Collaborative Intelligence Week in Review - 06Sept2024
Best business article(s) I read this week…
The Crowdless Future? Generative AI and Creative Problem-Solving
This Harvard Business School Working Paper presents findings from a study that compares business ideas generated by humans working alone and humans working with AI. Their findings show that human-only solutions demonstrated greater novelty, but human-AI-generated ideas were superior regarding strategic viability, environmental and financial value, and overall quality. A key insight is that human-guided AI solutions, especially those using differentiated search techniques, outperform independent AI searches in generating more innovative outputs.
Rewiring the way McKinsey works with Lilli, our generative AI platform
This is a case study published by McKinsey & Company detailing how it uses generative AI as a knowledge management platform. It’s a quick read with lots of interactive graphics.

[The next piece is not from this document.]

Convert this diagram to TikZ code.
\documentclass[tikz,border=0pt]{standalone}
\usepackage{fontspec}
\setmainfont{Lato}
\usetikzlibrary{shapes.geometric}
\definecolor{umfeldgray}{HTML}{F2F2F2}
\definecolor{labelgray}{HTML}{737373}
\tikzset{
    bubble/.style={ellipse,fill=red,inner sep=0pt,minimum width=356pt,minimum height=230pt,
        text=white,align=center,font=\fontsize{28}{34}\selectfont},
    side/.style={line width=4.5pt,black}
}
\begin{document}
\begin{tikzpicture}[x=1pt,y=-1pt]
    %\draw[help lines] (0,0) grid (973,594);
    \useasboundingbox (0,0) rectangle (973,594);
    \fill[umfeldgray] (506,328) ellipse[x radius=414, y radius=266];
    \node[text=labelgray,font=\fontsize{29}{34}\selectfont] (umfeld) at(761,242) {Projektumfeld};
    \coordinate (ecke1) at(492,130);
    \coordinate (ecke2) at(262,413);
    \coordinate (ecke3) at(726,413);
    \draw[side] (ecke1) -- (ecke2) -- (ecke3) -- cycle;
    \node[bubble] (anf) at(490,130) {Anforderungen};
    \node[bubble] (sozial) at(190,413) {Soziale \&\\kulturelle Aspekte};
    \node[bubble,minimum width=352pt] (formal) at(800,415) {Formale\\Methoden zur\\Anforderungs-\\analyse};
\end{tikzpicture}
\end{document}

Best technical article(s) I read this week…
OLMoE: An open, small, and state-of-the-art mixture-of-experts model
The Allen Institute for AI (AI2), in conjunction with Contextual AI, released OLMoE, an open-source Mixture of Experts (MoE) model. As the authors write, “mixture-of-experts architectures have become a core technology used by closed AI labs to more efficiently serve and train leading language models.” The source code, the training data, the training performance data, and the research paper are all available from the link above.
Configurable Foundation Models: Building LLMs from a Modular Perspective
This article describes a method for the modular construction of large language models (LLMs) that breaks them into functional components called "bricks." These bricks can be emergent (formed during pre-training) or customized (added post-training), enabling efficient LLM updates, scaling, and task specialization. This approach optimizes computational efficiency, reusability, and adaptability.

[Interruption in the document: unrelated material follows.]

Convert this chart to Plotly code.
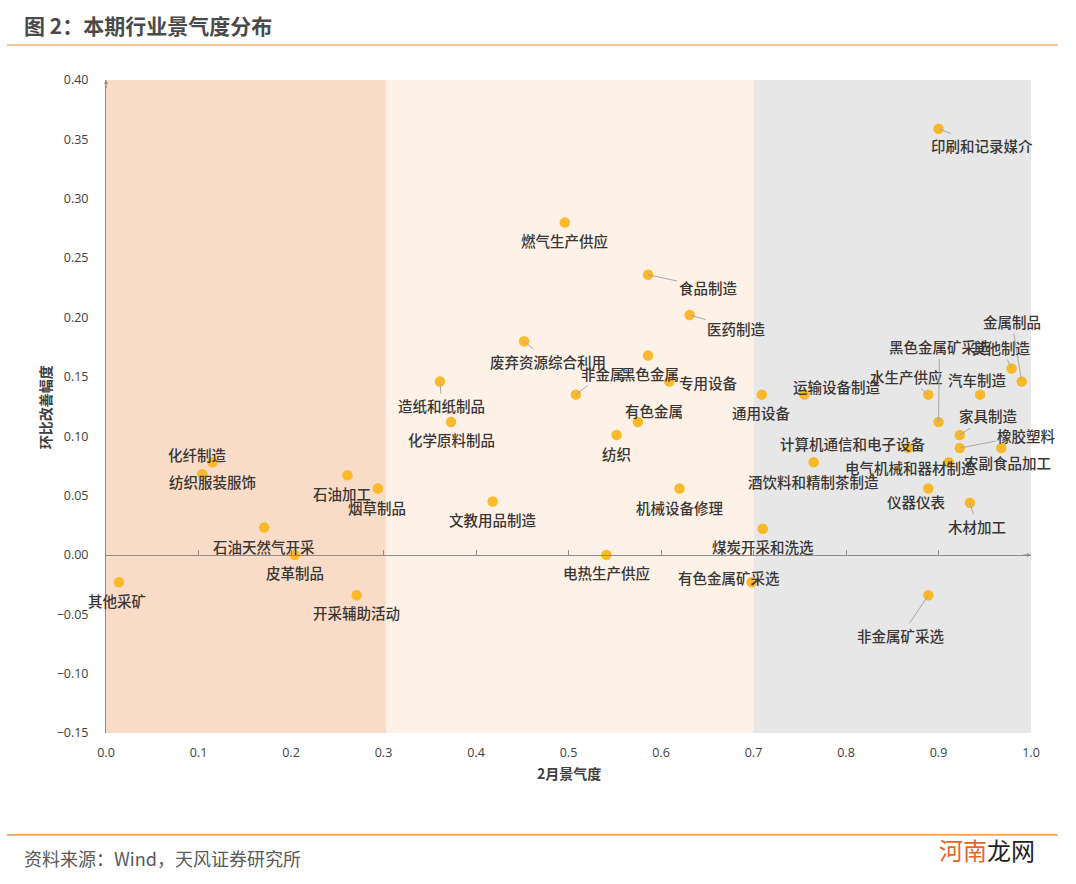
import plotly.graph_objects as go

# ---------------- data ----------------
industries = [
    "印刷和记录媒介", "燃气生产供应", "食品制造", "医药制造", "废弃资源综合利用",
    "黑色金属", "专用设备", "非金属", "造纸和纸制品", "化学原料制品",
    "有色金属", "纺织", "机械设备修理", "文教用品制造", "电热生产供应",
    "有色金属矿采选", "煤炭开采和洗选", "非金属矿采选", "化纤制造", "纺织服装服饰",
    "石油加工", "烟草制品", "石油天然气开采", "皮革制品", "其他采矿",
    "开采辅助活动", "通用设备", "运输设备制造", "水生产供应", "汽车制造",
    "金属制品", "其他制造", "黑色金属矿采选", "家具制造", "橡胶塑料",
    "农副食品加工", "计算机通信和电子设备", "酒饮料和精制茶制造", "电气机械和器材制造", "仪器仪表",
    "木材加工",
]
feb_index = [
    0.900, 0.496, 0.586, 0.631, 0.452,
    0.586, 0.609, 0.508, 0.361, 0.373,
    0.575, 0.552, 0.620, 0.418, 0.541,
    0.698, 0.710, 0.889, 0.115, 0.104,
    0.261, 0.294, 0.171, 0.204, 0.014,
    0.271, 0.709, 0.755, 0.889, 0.945,
    0.990, 0.979, 0.900, 0.923, 0.923,
    0.968, 0.867, 0.765, 0.911, 0.889,
    0.934,
]
mom_change = [
    0.359, 0.280, 0.236, 0.202, 0.180,
    0.168, 0.146, 0.135, 0.146, 0.112,
    0.112, 0.101, 0.056, 0.045, 0.000,
    -0.023, 0.022, -0.034, 0.078, 0.068,
    0.067, 0.056, 0.023, 0.000, -0.023,
    -0.034, 0.135, 0.135, 0.135, 0.135,
    0.146, 0.157, 0.112, 0.101, 0.090,
    0.090, 0.090, 0.078, 0.078, 0.056,
    0.044,
]
zones = [0.0, 0.303, 0.70, 1.0]
x_ticks = [0.0, 0.1, 0.2, 0.3, 0.4, 0.5, 0.6, 0.7, 0.8, 0.9, 1.0]
y_ticks = [-0.15, -0.10, -0.05, 0.0, 0.05, 0.10, 0.15, 0.20, 0.25, 0.30, 0.35, 0.40]

# ---------------- label placement (pixel offsets) ----------------
label_offsets = {
    "印刷和记录媒介": (43, 17), "燃气生产供应": (0, 18), "食品制造": (60, 13),
    "医药制造": (47, 13), "废弃资源综合利用": (24, 20), "黑色金属": (2, 18),
    "专用设备": (39, 1), "非金属": (27, -21), "造纸和纸制品": (2, 24),
    "化学原料制品": (0, 18), "有色金属": (16, -11), "纺织": (0, 19),
    "机械设备修理": (0, 19), "文教用品制造": (0, 18), "电热生产供应": (0, 18),
    "有色金属矿采选": (-23, -5), "煤炭开采和洗选": (0, 18), "非金属矿采选": (-27, 40),
    "化纤制造": (-15, -8), "纺织服装服饰": (10, 7), "石油加工": (-5, 18),
    "烟草制品": (-1, 19), "石油天然气开采": (0, 19), "皮革制品": (0, 18),
    "其他采矿": (-2, 18), "开采辅助活动": (0, 17), "通用设备": (0, 18),
    "运输设备制造": (33, -8), "水生产供应": (-22, -18), "汽车制造": (-3, -15),
    "金属制品": (-10, -60), "其他制造": (-10, -21), "黑色金属矿采选": (1, -75),
    "家具制造": (29, -19), "橡胶塑料": (67, -13), "农副食品加工": (6, 14),
    "计算机通信和电子设备": (-55, -5), "酒饮料和精制茶制造": (0, 19),
    "电气机械和器材制造": (-38, 5), "仪器仪表": (-12, 13), "木材加工": (7, 24),
}
with_leader = {"印刷和记录媒介", "食品制造", "医药制造", "废弃资源综合利用", "非金属",
               "造纸和纸制品", "非金属矿采选", "纺织服装服饰", "水生产供应", "金属制品",
               "其他制造", "黑色金属矿采选", "家具制造", "橡胶塑料", "木材加工"}

FONT = "Noto Sans CJK SC"
zone_colors = ["#F9DCC7", "#FDF1E8", "#E7E7E7"]

fig = go.Figure()
fig.add_trace(go.Scatter(
    x=feb_index, y=mom_change, mode="markers",
    marker=dict(size=10.5, color="#FBB41A", opacity=0.92),
    text=industries, hoverinfo="text", showlegend=False,
))

shapes = []
for i in range(3):
    shapes.append(dict(type="rect", xref="x", yref="y", x0=zones[i], x1=zones[i + 1],
                       y0=y_ticks[0], y1=y_ticks[-1], fillcolor=zone_colors[i],
                       line=dict(width=0), layer="below"))
# header / footer rules
shapes.append(dict(type="line", xref="paper", yref="paper", x0=-0.107, x1=1.029,
                   y0=1.0536, y1=1.0536, line=dict(color="#E88A3C", width=1)))
shapes.append(dict(type="line", xref="paper", yref="paper", x0=-0.107, x1=1.029,
                   y0=-0.156, y1=-0.156, line=dict(color="#EE7D1E", width=1.2)))

annotations = []
for name, xv, yv in zip(industries, feb_index, mom_change):
    dx, dy = label_offsets[name]
    annotations.append(dict(
        x=xv, y=yv, xref="x", yref="y", text=name, showarrow=True,
        ax=dx, ay=dy, arrowhead=0, arrowwidth=1, standoff=0,
        arrowcolor="#A8A8A8" if name in with_leader else "rgba(0,0,0,0)",
        font=dict(family=FONT, size=14.5, color="#3A3634", weight=500),
    ))

# axis arrows
annotations.append(dict(x=0, y=0.40, ax=0, ay=0.392, xref="x", yref="y", axref="x", ayref="y",
                        showarrow=True, arrowhead=2, arrowsize=0.8, arrowwidth=1,
                        arrowcolor="#8C8C8C", text=""))
annotations.append(dict(x=1.0, y=0.0, ax=0.99, ay=0.0, xref="x", yref="y", axref="x", ayref="y",
                        showarrow=True, arrowhead=2, arrowsize=0.8, arrowwidth=1,
                        arrowcolor="#8C8C8C", text=""))

# titles and texts
annotations += [
    dict(x=-0.0908, y=1.084, xref="paper", yref="paper", xanchor="left", yanchor="middle",
         text="<b>图 2：本期行业景气度分布</b>", showarrow=False,
         font=dict(family=FONT, size=21, color="#4A4A4A")),
    dict(x=-0.0659, y=0.499, xref="paper", yref="paper", textangle=-90,
         xanchor="center", yanchor="middle",
         text="<b>环比改善幅度</b>", showarrow=False,
         font=dict(family=FONT, size=14, color="#404040")),
    dict(x=0.5005, y=-0.0613, xref="paper", yref="paper", xanchor="center", yanchor="middle",
         text="<b>2月景气度</b>", showarrow=False,
         font=dict(family=FONT, size=14, color="#404040")),
    dict(x=-0.0908, y=-0.191, xref="paper", yref="paper", xanchor="left", yanchor="middle",
         text="资料来源：Wind，天风证券研究所", showarrow=False,
         font=dict(family=FONT, size=18, color="#595959")),
    dict(x=1.006, y=-0.178, xref="paper", yref="paper", xanchor="right", yanchor="middle",
         text="<span style='color:#E8642A'>河南</span><span style='color:#222222'>龙网</span>",
         showarrow=False, font=dict(family=FONT, size=24)),
]

fig.update_layout(
    width=1076, height=884,
    margin=dict(l=106, r=45, t=80, b=151),
    paper_bgcolor="white", plot_bgcolor="white",
    shapes=shapes, annotations=annotations,
    xaxis=dict(range=[0, 1], tickvals=x_ticks, tickformat=".1f", showgrid=False,
               zeroline=False, showline=False, ticks="", ticklabelstandoff=10,
               tickfont=dict(family="Open Sans", size=12.5, color="#404040")),
    xaxis2=dict(range=[0, 1], overlaying="x", anchor="free",
                position=(0 - y_ticks[0]) / (y_ticks[-1] - y_ticks[0]),
                tickvals=x_ticks, showticklabels=False, ticks="inside", ticklen=5,
                tickcolor="#8C8C8C", showline=True, linecolor="#8C8C8C", linewidth=1,
                showgrid=False, zeroline=False),
    yaxis=dict(range=[y_ticks[0], y_ticks[-1]], tickvals=y_ticks, tickformat=".2f",
               showgrid=False, zeroline=False, showline=True, linecolor="#8C8C8C",
               linewidth=1, ticks="", ticklabelstandoff=14,
               tickfont=dict(family="Open Sans", size=12.5, color="#404040")),
)
fig.add_trace(go.Scatter(x=[None], y=[None], xaxis="x2", showlegend=False, hoverinfo="skip"))

fig.write_html("out.html")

Other items I found valuable/interesting…
How digital twins could save time, money, and lives in developing prescription drugs
The article discusses how digital twins are revolutionizing drug development by simulating human organs, cellular structures, and patient health conditions. These simulations can predict outcomes in clinical trials, streamline drug discovery, and improve the personalization of treatments.
Augmented tomorrow: Augmented Reality (AR) experiences beyond smartphones
This Ericsson ConsumerLab report presents research findings from 10 global markets on augmented reality and mixed reality (MR) trends. Two key findings:
The number of consumers combining smartphones and AR devices will double in the next five years.

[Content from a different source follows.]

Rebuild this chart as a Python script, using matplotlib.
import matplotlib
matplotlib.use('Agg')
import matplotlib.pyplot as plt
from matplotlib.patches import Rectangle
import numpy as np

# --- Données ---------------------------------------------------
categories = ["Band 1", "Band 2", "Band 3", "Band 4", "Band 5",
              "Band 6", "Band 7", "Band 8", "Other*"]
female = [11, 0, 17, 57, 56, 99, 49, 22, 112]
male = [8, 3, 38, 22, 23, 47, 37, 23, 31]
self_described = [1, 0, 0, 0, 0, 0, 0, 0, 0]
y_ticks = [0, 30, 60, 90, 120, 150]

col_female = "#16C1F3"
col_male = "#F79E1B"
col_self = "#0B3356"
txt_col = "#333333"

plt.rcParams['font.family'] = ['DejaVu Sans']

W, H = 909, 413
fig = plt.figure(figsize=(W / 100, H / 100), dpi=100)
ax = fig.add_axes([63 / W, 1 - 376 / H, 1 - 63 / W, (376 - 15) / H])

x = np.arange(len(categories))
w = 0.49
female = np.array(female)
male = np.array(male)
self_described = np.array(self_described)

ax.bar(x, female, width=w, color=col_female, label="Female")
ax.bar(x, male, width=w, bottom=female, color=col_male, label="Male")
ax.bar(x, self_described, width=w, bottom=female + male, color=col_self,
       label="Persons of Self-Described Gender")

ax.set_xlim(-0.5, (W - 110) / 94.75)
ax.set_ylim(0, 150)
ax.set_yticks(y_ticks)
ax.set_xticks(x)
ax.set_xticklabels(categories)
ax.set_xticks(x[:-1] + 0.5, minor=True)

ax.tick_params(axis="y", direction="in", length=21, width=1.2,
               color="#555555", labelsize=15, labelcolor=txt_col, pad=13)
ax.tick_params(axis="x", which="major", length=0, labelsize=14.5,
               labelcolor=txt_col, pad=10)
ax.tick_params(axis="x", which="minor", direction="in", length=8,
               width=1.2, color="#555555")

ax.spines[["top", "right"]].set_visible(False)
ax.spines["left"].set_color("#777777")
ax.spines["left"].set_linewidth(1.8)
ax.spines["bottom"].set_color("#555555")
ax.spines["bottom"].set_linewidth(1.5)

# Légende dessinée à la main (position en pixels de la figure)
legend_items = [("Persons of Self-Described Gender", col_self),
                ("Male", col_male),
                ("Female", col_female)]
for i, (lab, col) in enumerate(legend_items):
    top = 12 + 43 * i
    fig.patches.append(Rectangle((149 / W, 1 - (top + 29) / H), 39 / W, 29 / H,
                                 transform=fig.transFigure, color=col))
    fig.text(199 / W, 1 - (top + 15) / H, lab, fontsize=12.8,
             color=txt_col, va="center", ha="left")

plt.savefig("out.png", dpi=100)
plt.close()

Consumers want on-the-go AR devices and are willing to pay 20 percent more for portability.
Automation’s Biggest Challenges: Full Human-Robot Collaboration
This Association for Advancing Automation article summarizes how collaborative robots are used today and identifies what other advancements are required to achieve “full collaboration.”
Coolest thing I saw…
This short fiction piece envisions what life will be like 125 years from now. It may not be “cool” in the strictest sense, but it was thought-provoking.
A company that caught my eye…
When it was announced, I wrote about Illya Sutskever’s (OpenAI co-founder and its former Chief Scientist) new startup. It caught my eye again this week when it announced it had closed a $1B SEED round. Not a seed round that produced a $1B post-money valuation. It took in $1B in investment from VCs such as A16Z and Sequoia.